Pas évident pour un bernard-l’ermite de se reproduire en toute sérénité, sans que ses congénères ne tentent de lui dérober sa coquille. Au cours de l’évolution, le « pénis » de certaines espèces terrestres aurait grandi pour réduire ce risque, suggère une étude.
Mark Laidre, biologiste au Dartmouth College (Etats-Unis), étudie depuis plusieurs années les bernards-l’ermite, ces crustacés à l’abdomen mou qui s’abritent dans une coquille vide de gastéropodes et changent de logement à mesure qu’ils grandissent. Dans une étude publiée mercredi dans Royal Society Open Science, le chercheur se penche sur l’importance de ce qu’il appelle « la propriété privée » (à savoir la coquille) « sur l’évolution de la taille du pénis » de ces animaux,
également appelés pagures. En effet, toutes les coquilles ne se valent pas. Les plus prisées sont celles qui ont été « remodelées » par le crustacé. Car si les bernard-l’ermite aquatiques se contentent de s’approprier des coquilles abandonnées, certaines espèces terrestres vont plus loin et transforment leur logement grâce à des substances chimiques et des actions physiques, notamment pour en alléger le poids. Mark Laidre s’est intéressé au risque auquel s’expose le bernard-l’ermite lorsqu’il se reproduit et cherche à transmettre ses gènes. Il lui faut en effet sortir en partie de sa coquille pour pouvoir féconder la femelle avec ce qui peut s’apparenter à un « pénis », selon le chercheur. Grâce à des « tubes sexuels », il éjacule une substance gélatineuse portant des spermatozoïdes à l’entrée de l’appareil génital de la femelle. Le mâle est alors très vulnérable face aux voleurs de coquille. Si un congénère la lui dérobe, le bernard-l’ermite terrestre risque de se dessécher et de mourir dans les 24 heures. Dans son étude, le chercheur a d’abord posé l’hypothèse que les « pénis » de ces crustacés auraient évolué et se seraient agrandis « pour éviter le vol de leur bien pendant l’acte sexuel ».

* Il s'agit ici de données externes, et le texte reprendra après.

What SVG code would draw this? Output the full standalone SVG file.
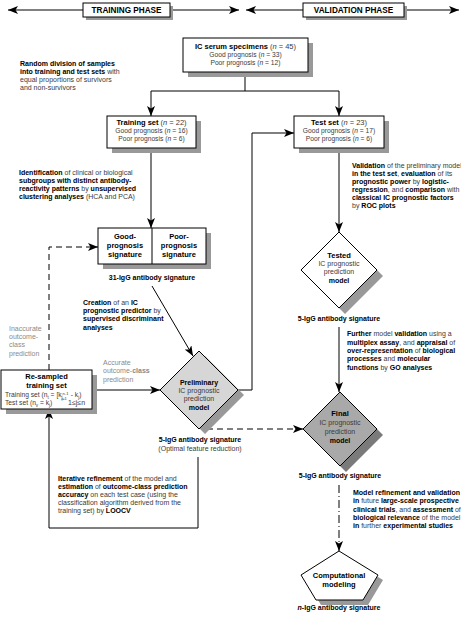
<svg xmlns="http://www.w3.org/2000/svg" width="461" height="617" viewBox="0 0 461 617">
<style>
.t{font-family:"Liberation Sans",Arial,Helvetica,sans-serif;font-size:7px;fill:#3a3a3a}
.c{text-anchor:middle}
.b{font-weight:bold;fill:#000}
.g{fill:#8a8a8a}
.s{font-size:6.7px}
.h{font-size:7.5px}
.hd{font-size:8.2px}
.box{fill:#fff;stroke:#000;stroke-width:1}
.sh{fill:#999}
.ln{fill:none;stroke:#000;stroke-width:1}
.dash{stroke-dasharray:6 4}
.dd{stroke-dasharray:8 3 1 3}
</style>
<defs>
<marker id="ah" markerUnits="userSpaceOnUse" markerWidth="10" markerHeight="8" refX="10" refY="4" orient="auto-start-reverse">
<path d="M0,0 L10,4 L0,8 L2.5,4 Z" fill="#000"/>
</marker>
</defs>
<rect width="461" height="617" fill="#fff"/>

<g id="connectors">
<line class="ln" x1="83" y1="10" x2="8" y2="10" marker-end="url(#ah)"/>
<line class="ln" x1="170" y1="10" x2="239" y2="10" marker-end="url(#ah)"/>
<line class="ln" x1="303" y1="10" x2="246" y2="10" marker-end="url(#ah)"/>
<line class="ln" x1="404" y1="10" x2="459" y2="10" marker-end="url(#ah)"/>
<line class="ln" x1="245" y1="72" x2="245" y2="91"/>
<line class="ln" x1="151" y1="91" x2="339" y2="91"/>
<line class="ln" x1="151" y1="91" x2="151" y2="116" marker-end="url(#ah)"/>
<line class="ln" x1="339" y1="91" x2="339" y2="116" marker-end="url(#ah)"/>
<line class="ln" x1="151" y1="148" x2="151" y2="228" marker-end="url(#ah)"/>
<line class="ln" x1="339" y1="148" x2="339" y2="232" marker-end="url(#ah)"/>
<line class="ln" x1="152" y1="286" x2="193" y2="356" marker-end="url(#ah)"/>
<line class="ln" x1="92" y1="390" x2="160" y2="390" marker-end="url(#ah)"/>
<polyline class="ln" points="238,390 252,390 252,133 294,133" marker-end="url(#ah)"/>
<line class="ln dash" x1="207" y1="429" x2="303" y2="429" marker-end="url(#ah)"/>
<polyline class="ln dash" points="49,370 49,247 98,247" marker-end="url(#ah)"/>
<polyline class="ln" points="198,457 198,528 49,528 49,409" marker-end="url(#ah)"/>
<line class="ln" x1="339" y1="327" x2="339" y2="392" marker-end="url(#ah)"/>
<line class="ln dd" x1="339" y1="485" x2="339" y2="551" marker-end="url(#ah)"/>
</g>

<g id="training-phase">
<rect class="sh" x="86" y="6" width="87" height="14"/>
<rect class="box" x="83" y="3" width="87" height="14"/>
<text class="t b hd c" x="126.5" y="13">TRAINING PHASE</text>
</g>
<g id="validation-phase">
<rect class="sh" x="306" y="6" width="101" height="14"/>
<rect class="box" x="303" y="3" width="101" height="14"/>
<text class="t b hd c" x="353.5" y="13">VALIDATION PHASE</text>
</g>

<g id="ic-serum">
<rect class="sh" x="188" y="43" width="125" height="34"/>
<rect class="box" x="183" y="38" width="125" height="34"/>
<text class="t h c" x="245.5" y="49"><tspan class="b">IC serum specimens</tspan> (<tspan font-style="italic">n</tspan> = 45)</text>
<text class="t s c" x="245.5" y="57">Good prognosis (<tspan font-style="italic">n</tspan> = 33)</text>
<text class="t s c" x="245.5" y="65">Poor prognosis (<tspan font-style="italic">n</tspan> = 12)</text>
</g>

<g id="random-division-note">
<text class="t" x="20" y="66"><tspan class="b">Random division of samples</tspan></text>
<text class="t" x="20" y="74"><tspan class="b">into training and test sets</tspan> with</text>
<text class="t" x="20" y="82">equal proportions of survivors</text>
<text class="t" x="20" y="90">and non-survivors</text>
</g>

<g id="training-set">
<rect class="sh" x="112" y="121" width="89" height="32"/>
<rect class="box" x="107" y="116" width="89" height="32"/>
<text class="t h c" x="151.5" y="125"><tspan class="b">Training set</tspan> (<tspan font-style="italic">n</tspan> = 22)</text>
<text class="t s c" x="151.5" y="133">Good prognosis (<tspan font-style="italic">n</tspan> = 16)</text>
<text class="t s c" x="151.5" y="141">Poor prognosis (<tspan font-style="italic">n</tspan> = 6)</text>
</g>

<g id="test-set">
<rect class="sh" x="299" y="121" width="90" height="32"/>
<rect class="box" x="294" y="116" width="90" height="32"/>
<text class="t h c" x="339" y="125"><tspan class="b">Test set</tspan> (<tspan font-style="italic">n</tspan> = 23)</text>
<text class="t s c" x="339" y="133">Good prognosis (<tspan font-style="italic">n</tspan> = 17)</text>
<text class="t s c" x="339" y="141">Poor prognosis (<tspan font-style="italic">n</tspan> = 6)</text>
</g>

<g id="identification-note">
<text class="t" x="19" y="175"><tspan class="b">Identification</tspan> of clinical or biological</text>
<text class="t" x="19" y="183"><tspan class="b">subgroups with distinct antibody-</tspan></text>
<text class="t" x="19" y="191"><tspan class="b">reactivity patterns</tspan> by <tspan class="b">unsupervised</tspan></text>
<text class="t" x="19" y="199"><tspan class="b">clustering analyses</tspan> (HCA and PCA)</text>
</g>

<g id="validation-note">
<text class="t" x="352" y="168"><tspan class="b">Validation</tspan> of the preliminary model</text>
<text class="t" x="352" y="176"><tspan class="b">in the test set</tspan>, <tspan class="b">evaluation</tspan> of its</text>
<text class="t" x="352" y="184"><tspan class="b">prognostic power</tspan> by <tspan class="b">logistic-</tspan></text>
<text class="t" x="352" y="192"><tspan class="b">regression</tspan>, and <tspan class="b">comparison</tspan> with</text>
<text class="t" x="352" y="200"><tspan class="b">classical IC prognostic factors</tspan></text>
<text class="t" x="352" y="208">by <tspan class="b">ROC plots</tspan></text>
</g>

<g id="signature-box">
<rect class="sh" x="103" y="233" width="108" height="36"/>
<rect class="box" x="98" y="228" width="108" height="36"/>
<line class="ln" x1="152" y1="228" x2="152" y2="264"/>
<text class="t b h c" x="125" y="239">Good-</text>
<text class="t b h c" x="125" y="248">prognosis</text>
<text class="t b h c" x="125" y="257">signature</text>
<text class="t b h c" x="179" y="239">Poor-</text>
<text class="t b h c" x="179" y="248">prognosis</text>
<text class="t b h c" x="179" y="257">signature</text>
<text class="t b c" x="152" y="280">31-IgG antibody signature</text>
</g>

<g id="tested-model">
<polygon class="sh" points="345,238 383,276 345,314 307,276"/>
<polygon class="box" points="339,232 377,270 339,308 301,270"/>
<text class="t b h c" x="339" y="258">Tested</text>
<text class="t c" x="339" y="266">IC prognostic</text>
<text class="t c" x="339" y="274">prediction</text>
<text class="t b c" x="339" y="283">model</text>
<text class="t b c" x="339" y="321">5-IgG antibody signature</text>
</g>

<g id="creation-note">
<text class="t" x="83" y="305"><tspan class="b">Creation</tspan> of an <tspan class="b">IC</tspan></text>
<text class="t" x="83" y="313"><tspan class="b">prognostic predictor</tspan> by</text>
<text class="t" x="83" y="321"><tspan class="b">supervised discriminant</tspan></text>
<text class="t" x="83" y="330"><tspan class="b">analyses</tspan></text>
</g>

<g id="inaccurate-note">
<text class="t g" x="9" y="331">Inaccurate</text>
<text class="t g" x="9" y="339">outcome-</text>
<text class="t g" x="9" y="347">class</text>
<text class="t g" x="9" y="356">prediction</text>
</g>

<g id="accurate-note">
<text class="t g" x="103" y="365">Accurate</text>
<text class="t g" x="103" y="373">outcome-<tspan font-weight="bold">class</tspan></text>
<text class="t g" x="103" y="382">prediction</text>
</g>

<g id="further-note">
<text class="t" x="347" y="336"><tspan class="b">Further</tspan> model <tspan class="b">validation</tspan> using a</text>
<text class="t" x="347" y="345"><tspan class="b">multiplex assay</tspan>, and <tspan class="b">appraisal</tspan> of</text>
<text class="t" x="347" y="353"><tspan class="b">over-representation</tspan> of <tspan class="b">biological</tspan></text>
<text class="t" x="347" y="361"><tspan class="b">processes</tspan> and <tspan class="b">molecular</tspan></text>
<text class="t" x="347" y="370"><tspan class="b">functions</tspan> by <tspan class="b">GO analyses</tspan></text>
</g>

<g id="resampled-set">
<rect class="sh" x="6" y="375" width="91" height="39"/>
<rect class="box" x="1" y="370" width="91" height="39"/>
<text class="t b h c" x="46.5" y="379">Re-sampled</text>
<text class="t b h c" x="46.5" y="388">training set</text>
<text class="t s" x="5" y="397">Training set (n<tspan font-size="4.5" dy="1.5">t</tspan><tspan dy="-1.5"> = [k</tspan><tspan font-size="4.5" dy="1.5">j</tspan><tspan font-size="4" dy="-4">n-1</tspan><tspan dx="-7" font-size="4" dy="5">j=1</tspan><tspan dy="-2.5" dx="2"> - k</tspan><tspan font-size="4.5" dy="1.5">j</tspan><tspan dy="-1.5">)</tspan></text>
<text class="t s" x="5" y="405">Test set (n<tspan font-size="4.5" dy="1.5">v</tspan><tspan dy="-1.5"> = k</tspan><tspan font-size="4.5" dy="1.5">j</tspan><tspan dy="-1.5">)</tspan></text>
<text class="t" font-size="5" x="68" y="405">1≤j≤n</text>
</g>

<g id="preliminary-model">
<polygon class="sh" points="205,356 244,395 205,434 166,395"/>
<polygon points="199,351 238,390 199,429 160,390" fill="#d6d6d6" stroke="#000" stroke-width="1"/>
<text class="t b c" font-size="8" x="199" y="385">Preliminary</text>
<text class="t c" font-size="7.5" x="199" y="393">IC prognostic</text>
<text class="t c" font-size="7.5" x="199" y="401">prediction</text>
<text class="t b c" font-size="7.5" x="199" y="410">model</text>
<text class="t b c" x="200" y="442">5-IgG antibody signature</text>
<text class="t c" x="200" y="451">(Optimal feature reduction)</text>
</g>

<g id="final-model">
<polygon points="346,398 383,435 346,472 309,435" fill="#7a7a7a"/>
<polygon points="340,392 377,429 340,466 303,429" fill="#a9a9a9" stroke="#000" stroke-width="1"/>
<text class="t b h c" x="340" y="416">Final</text>
<text class="t c" x="340" y="425">IC prognostic</text>
<text class="t c" x="340" y="434">prediction</text>
<text class="t b c" x="340" y="443">model</text>
<text class="t b c" x="340" y="478">5-IgG antibody signature</text>
</g>

<g id="iterative-note">
<text class="t" x="58" y="481"><tspan class="b">Iterative refinement</tspan> of the model and</text>
<text class="t" x="58" y="489"><tspan class="b">estimation</tspan> of <tspan class="b">outcome-class prediction</tspan></text>
<text class="t" x="58" y="497"><tspan class="b">accuracy</tspan> on each test case (using the</text>
<text class="t" x="58" y="505">classification algorithm derived from the</text>
<text class="t" x="58" y="513">training set) by <tspan class="b">LOOCV</tspan></text>
</g>

<g id="model-refinement-note">
<text class="t" x="353" y="495"><tspan class="b">Model refinement and validation</tspan></text>
<text class="t" x="353" y="503"><tspan class="b">in</tspan> future <tspan class="b">large-scale prospective</tspan></text>
<text class="t" x="353" y="512"><tspan class="b">clinical trials</tspan>, and <tspan class="b">assessment</tspan> of</text>
<text class="t" x="353" y="520"><tspan class="b">biological relevance</tspan> of the model</text>
<text class="t" x="353" y="528"><tspan class="b">in</tspan> further <tspan class="b">experimental studies</tspan></text>
</g>

<g id="computational-modeling">
<polygon class="sh" points="344,556 383,580 368,605 321,605 306,580"/>
<polygon class="box" points="339,551 378,575 363,600 316,600 301,575"/>
<text class="t b h c" x="339" y="578">Computational</text>
<text class="t b h c" x="339" y="587">modeling</text>
<text class="t b c" x="339" y="610"><tspan font-style="italic">n</tspan>-IgG antibody signature</text>
</g>
</svg>
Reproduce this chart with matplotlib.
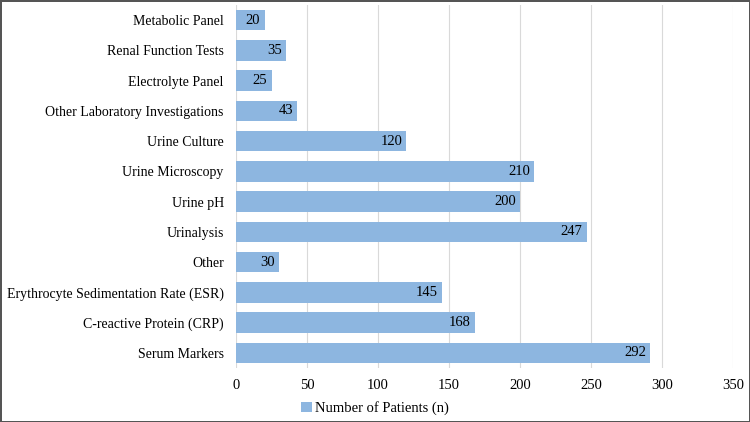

Puis il s’est attaché à vérifier son hypothèse. Il a étudié 328 spécimens de neuf espèces voisines de bernard-l’ermite terrestres et aquatiques, conservés dans des musées. Il a notamment mesuré très précisément le rapport entre la taille du « pénis » et la taille des individus. Résultat : les espèces terrestres de la famille Coenobita, qui remodèlent leur logement, ont de plus grands « pénis » (relativement à leur taille) que les espèces qui ont des coquilles non travaillées. Et celles-ci ont un attribut mâle plus grand que des crustacés voisins qui n’ont pas de coquille. « Ces résultats suggèrent que des pénis plus grands résultent d’adaptations morphologiques pour faciliter le ‘safe sex’, qui consiste pour les individus à conserver leurs biens en étendant un long pénis en dehors de leur coquille pour copuler », résume le chercheur.